=== Dataset ===
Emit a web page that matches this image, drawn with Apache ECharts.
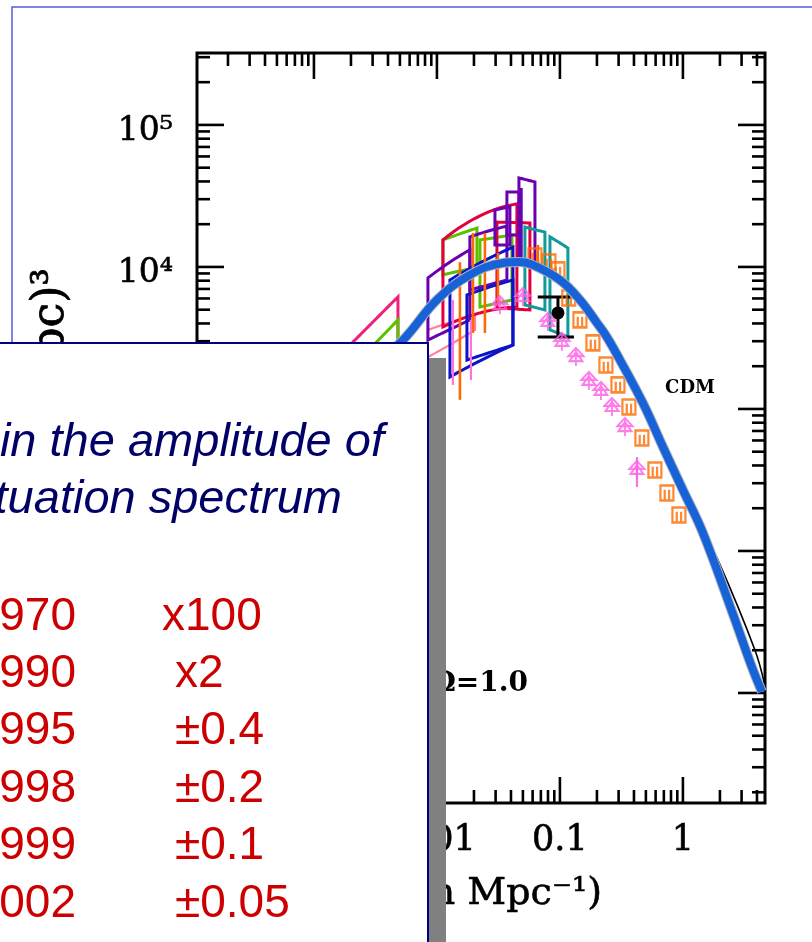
--
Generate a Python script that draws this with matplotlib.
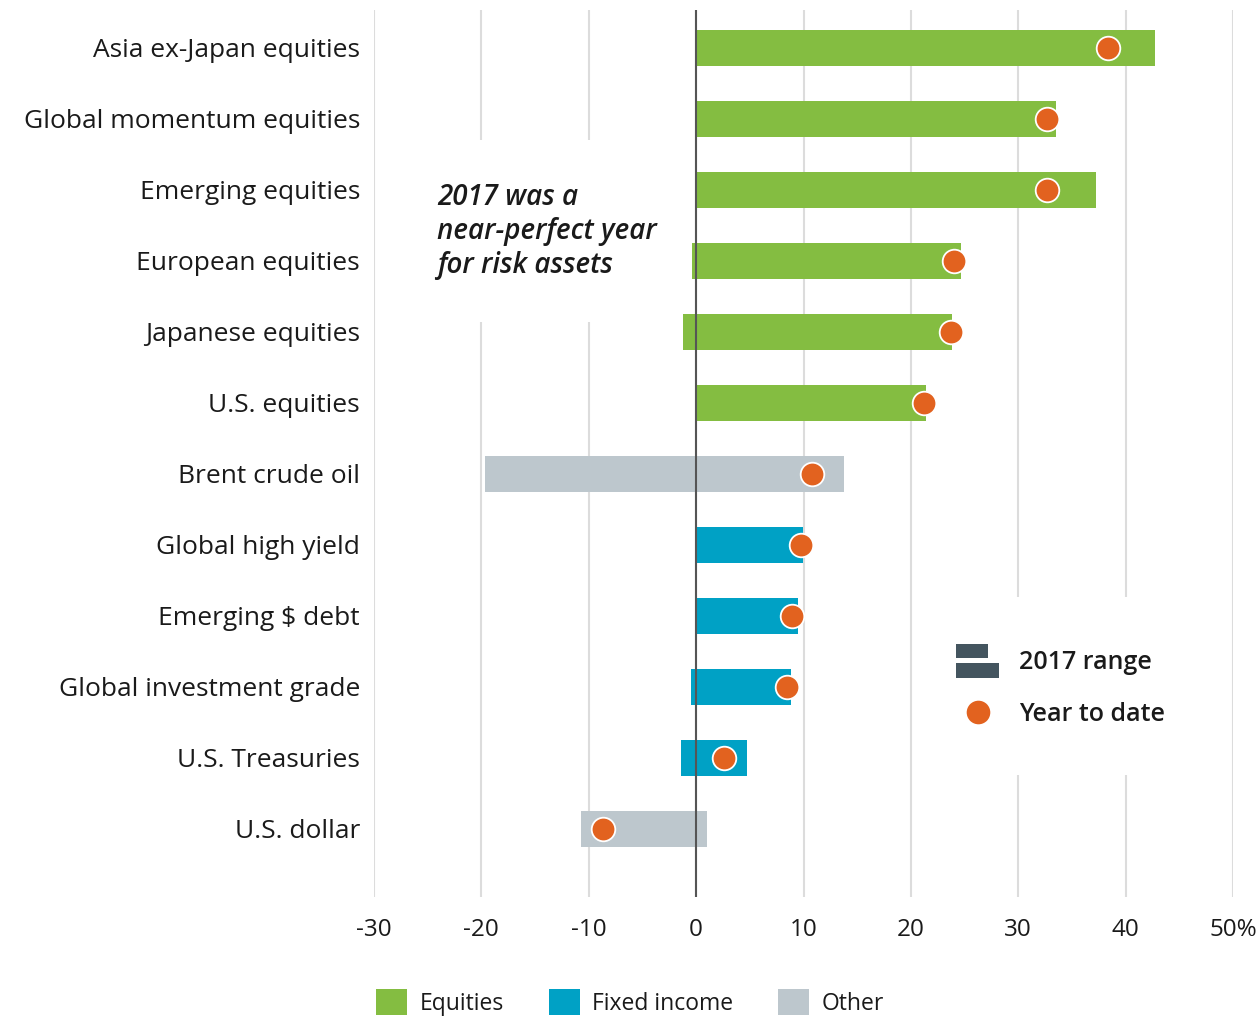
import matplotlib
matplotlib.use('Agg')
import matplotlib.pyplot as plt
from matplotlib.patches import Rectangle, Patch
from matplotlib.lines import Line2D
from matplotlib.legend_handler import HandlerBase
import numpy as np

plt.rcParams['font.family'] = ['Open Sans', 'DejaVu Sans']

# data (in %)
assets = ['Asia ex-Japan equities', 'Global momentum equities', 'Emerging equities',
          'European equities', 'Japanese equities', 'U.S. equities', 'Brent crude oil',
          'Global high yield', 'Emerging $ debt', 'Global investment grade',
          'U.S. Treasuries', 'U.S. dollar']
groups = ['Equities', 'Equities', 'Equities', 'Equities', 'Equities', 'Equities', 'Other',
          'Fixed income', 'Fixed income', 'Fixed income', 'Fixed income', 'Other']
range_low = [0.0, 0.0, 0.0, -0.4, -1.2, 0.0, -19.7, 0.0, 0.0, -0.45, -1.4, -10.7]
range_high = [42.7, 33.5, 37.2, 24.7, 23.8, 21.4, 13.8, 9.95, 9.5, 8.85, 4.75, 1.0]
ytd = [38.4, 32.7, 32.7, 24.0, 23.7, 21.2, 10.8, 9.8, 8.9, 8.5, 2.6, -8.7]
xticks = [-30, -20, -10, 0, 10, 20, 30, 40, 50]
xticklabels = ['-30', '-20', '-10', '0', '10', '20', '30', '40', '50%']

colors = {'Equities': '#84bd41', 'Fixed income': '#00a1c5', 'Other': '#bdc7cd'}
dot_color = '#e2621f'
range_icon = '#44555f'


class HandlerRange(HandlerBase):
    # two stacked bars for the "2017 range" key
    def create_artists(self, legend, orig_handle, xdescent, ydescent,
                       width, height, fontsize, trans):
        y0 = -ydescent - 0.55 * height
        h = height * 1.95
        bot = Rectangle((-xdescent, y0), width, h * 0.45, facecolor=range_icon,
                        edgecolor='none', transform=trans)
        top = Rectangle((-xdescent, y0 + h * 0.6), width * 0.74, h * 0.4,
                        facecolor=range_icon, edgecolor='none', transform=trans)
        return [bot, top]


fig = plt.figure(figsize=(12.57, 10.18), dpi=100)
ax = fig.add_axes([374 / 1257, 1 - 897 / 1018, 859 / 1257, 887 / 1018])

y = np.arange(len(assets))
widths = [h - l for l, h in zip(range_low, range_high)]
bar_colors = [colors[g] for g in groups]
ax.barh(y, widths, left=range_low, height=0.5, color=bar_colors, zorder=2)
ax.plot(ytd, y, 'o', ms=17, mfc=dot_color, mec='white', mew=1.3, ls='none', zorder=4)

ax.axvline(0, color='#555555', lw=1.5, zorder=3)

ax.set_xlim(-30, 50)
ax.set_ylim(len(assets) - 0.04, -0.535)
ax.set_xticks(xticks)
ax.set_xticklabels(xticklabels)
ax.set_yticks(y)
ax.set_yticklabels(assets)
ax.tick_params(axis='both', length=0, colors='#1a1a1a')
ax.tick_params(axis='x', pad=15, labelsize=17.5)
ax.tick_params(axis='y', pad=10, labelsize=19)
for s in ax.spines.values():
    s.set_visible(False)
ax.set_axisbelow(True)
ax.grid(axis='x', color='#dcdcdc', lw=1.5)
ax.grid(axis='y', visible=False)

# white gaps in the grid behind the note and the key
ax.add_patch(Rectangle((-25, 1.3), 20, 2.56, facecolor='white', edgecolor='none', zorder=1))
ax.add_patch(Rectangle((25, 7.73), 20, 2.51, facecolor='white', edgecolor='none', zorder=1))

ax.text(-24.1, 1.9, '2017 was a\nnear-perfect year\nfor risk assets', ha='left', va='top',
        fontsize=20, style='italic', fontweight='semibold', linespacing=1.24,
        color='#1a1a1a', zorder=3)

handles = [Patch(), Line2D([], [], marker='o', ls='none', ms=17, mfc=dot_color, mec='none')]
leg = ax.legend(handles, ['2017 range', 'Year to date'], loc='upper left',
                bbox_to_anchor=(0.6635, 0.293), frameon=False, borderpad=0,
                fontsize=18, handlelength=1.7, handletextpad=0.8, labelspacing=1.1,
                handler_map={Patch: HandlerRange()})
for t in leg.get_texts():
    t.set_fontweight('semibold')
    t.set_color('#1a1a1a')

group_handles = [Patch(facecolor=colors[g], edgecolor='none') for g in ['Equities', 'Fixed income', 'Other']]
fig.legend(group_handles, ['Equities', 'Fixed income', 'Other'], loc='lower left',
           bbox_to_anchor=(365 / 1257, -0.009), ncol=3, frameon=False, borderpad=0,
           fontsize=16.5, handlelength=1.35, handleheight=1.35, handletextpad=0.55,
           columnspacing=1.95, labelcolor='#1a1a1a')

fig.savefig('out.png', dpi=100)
--
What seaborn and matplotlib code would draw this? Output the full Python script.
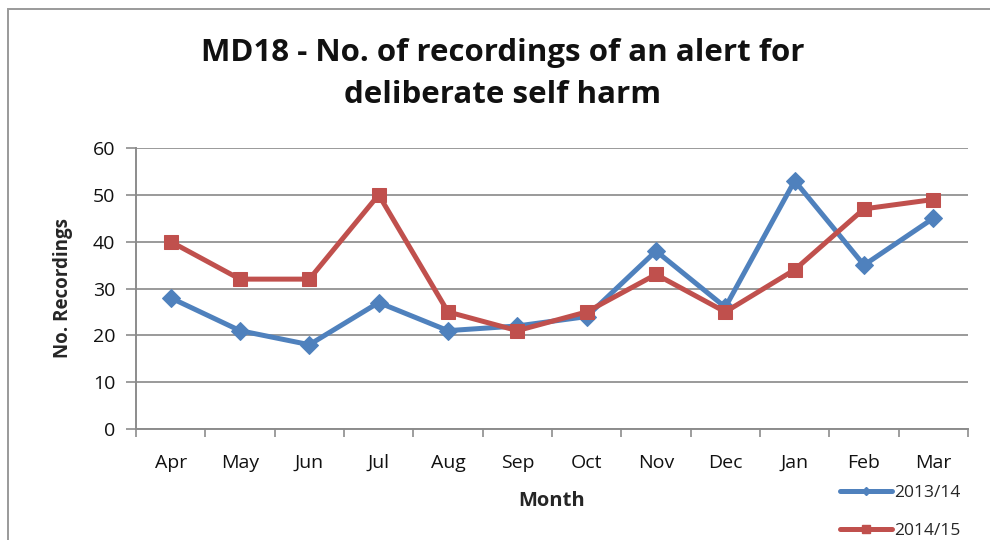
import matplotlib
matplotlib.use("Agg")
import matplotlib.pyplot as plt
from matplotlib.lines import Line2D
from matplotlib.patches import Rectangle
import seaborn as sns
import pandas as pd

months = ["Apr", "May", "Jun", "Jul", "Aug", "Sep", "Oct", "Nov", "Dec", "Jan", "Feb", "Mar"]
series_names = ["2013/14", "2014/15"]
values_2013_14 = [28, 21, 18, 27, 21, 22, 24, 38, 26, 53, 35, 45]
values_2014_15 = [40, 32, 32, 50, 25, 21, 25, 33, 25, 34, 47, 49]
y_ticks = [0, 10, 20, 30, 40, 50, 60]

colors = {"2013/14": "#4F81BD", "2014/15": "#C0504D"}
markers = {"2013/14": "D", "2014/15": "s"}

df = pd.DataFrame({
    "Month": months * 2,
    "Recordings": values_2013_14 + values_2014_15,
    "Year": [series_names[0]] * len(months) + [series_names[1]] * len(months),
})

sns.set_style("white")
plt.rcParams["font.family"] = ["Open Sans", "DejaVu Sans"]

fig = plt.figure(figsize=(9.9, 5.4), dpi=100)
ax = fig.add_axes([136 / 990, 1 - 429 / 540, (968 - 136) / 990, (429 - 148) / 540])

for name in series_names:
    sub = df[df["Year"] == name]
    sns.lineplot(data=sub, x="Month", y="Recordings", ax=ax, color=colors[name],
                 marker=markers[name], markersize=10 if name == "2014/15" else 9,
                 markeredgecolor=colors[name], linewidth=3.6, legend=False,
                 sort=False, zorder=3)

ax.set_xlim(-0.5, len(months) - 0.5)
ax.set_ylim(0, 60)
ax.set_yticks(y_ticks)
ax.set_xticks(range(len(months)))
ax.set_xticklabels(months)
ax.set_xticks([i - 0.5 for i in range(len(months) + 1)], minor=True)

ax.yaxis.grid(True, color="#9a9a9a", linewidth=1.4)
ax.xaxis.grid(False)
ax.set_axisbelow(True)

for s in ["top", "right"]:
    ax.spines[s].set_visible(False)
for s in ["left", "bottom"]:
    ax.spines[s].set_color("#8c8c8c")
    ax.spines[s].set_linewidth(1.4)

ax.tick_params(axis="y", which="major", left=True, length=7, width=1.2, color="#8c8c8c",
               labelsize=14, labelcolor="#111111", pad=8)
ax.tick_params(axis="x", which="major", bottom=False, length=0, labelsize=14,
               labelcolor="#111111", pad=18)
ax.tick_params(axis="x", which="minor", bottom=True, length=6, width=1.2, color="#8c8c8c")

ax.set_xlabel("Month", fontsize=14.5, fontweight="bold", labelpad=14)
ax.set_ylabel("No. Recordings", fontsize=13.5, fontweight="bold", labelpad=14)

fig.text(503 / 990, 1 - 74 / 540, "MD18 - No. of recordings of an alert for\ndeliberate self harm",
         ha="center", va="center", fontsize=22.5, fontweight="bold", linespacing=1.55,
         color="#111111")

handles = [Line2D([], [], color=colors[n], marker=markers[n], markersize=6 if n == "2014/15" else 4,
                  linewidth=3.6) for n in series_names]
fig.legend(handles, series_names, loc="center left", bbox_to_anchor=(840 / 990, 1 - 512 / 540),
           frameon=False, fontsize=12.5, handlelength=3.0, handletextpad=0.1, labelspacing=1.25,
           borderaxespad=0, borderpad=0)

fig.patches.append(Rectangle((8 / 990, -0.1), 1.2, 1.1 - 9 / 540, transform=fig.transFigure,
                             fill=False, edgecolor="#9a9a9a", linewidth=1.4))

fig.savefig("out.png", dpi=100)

=== Given exercise ===
Above is a listing; report how many of its lines include the word "script", giving the number only.

=== Result below ===
2